It’s that time of year; the annual look ahead (often anxiously) to what awaits in the New Year, and hot takes on how 401k and similar retirement plans will be affected—if at all.
Nationwide Financial is out with its estimation, and John Carter, president of Nationwide Retirement Plans offers up five specific areas to watch, including health care, technology and more.
Here are his predictions:
1). Equity market volatility and rising interest rates are causing participants to wonder what the impacts will be to their 401(k) portfolios. As a result, we expect to see greater call volume from participants as volatility spikes, and continued interest around managed account solutions.

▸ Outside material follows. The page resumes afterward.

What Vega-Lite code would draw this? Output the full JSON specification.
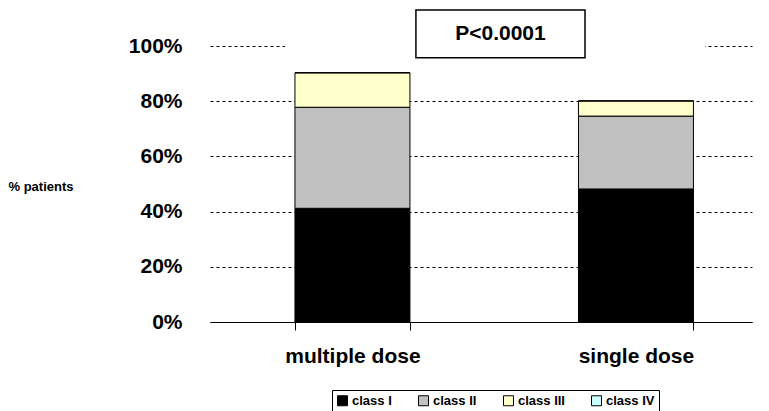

2). Health care is one of the largest expenses in retirement, and wealth and health are inextricably tied. Yet, health savings accounts (HSAs) are a fairly-untapped retirement saving strategy today, even though HSAs offer participants a triple-tax advantage: contributions are made pre-tax, savings grow tax-deferred and withdrawals are tax free when used to pay for medical expenses. Nationwide expects greater interest in offering a combined retirement planning program that encourages savings in an HSA alongside a 401(k), 457, or 403(b), allowing participants to have a fully integrated solution to manage current health care expenses, plan for future health care saving and save for retirement.
3). Technology is shaping Americans’ expectations across all industries. Whether it’s accessibility of information, or assistance and support, people expect immediate results and easy interactions. The retirement plans industry is no different. Thus, retirement plan providers, like Nationwide, are consistently investing in new technology and developing new tools and capabilities to improve the experiences of our participants, plan sponsors, and intermediary partners.
4). With the national media’s emphasis on cybersecurity, we anticipate growing interest in and concern from both plan sponsors and participants on the security of participant data. We foresee greater discussions with plan sponsors on cybersecurity during the RFP process, and more emphasis placed on this critical need and the scale of an organization’s entire IT operations.
5). Advisors will better serve their clients well by broadening their preferred provider consideration set and having the health/wealth discussions. With defined contribution/401k dabblers exiting the business as demand for specialization grows, advisors should look to providers that offer a robust package of tools beyond the product offering to serve the overall financial needs of participants. There is an opportunity in 2019 to engage clients in health/wealth conversations and rely on providers’ resources, such as those offered through Nationwide Retirement Institute, for valuable content and solutions to make the conversations easy and productive.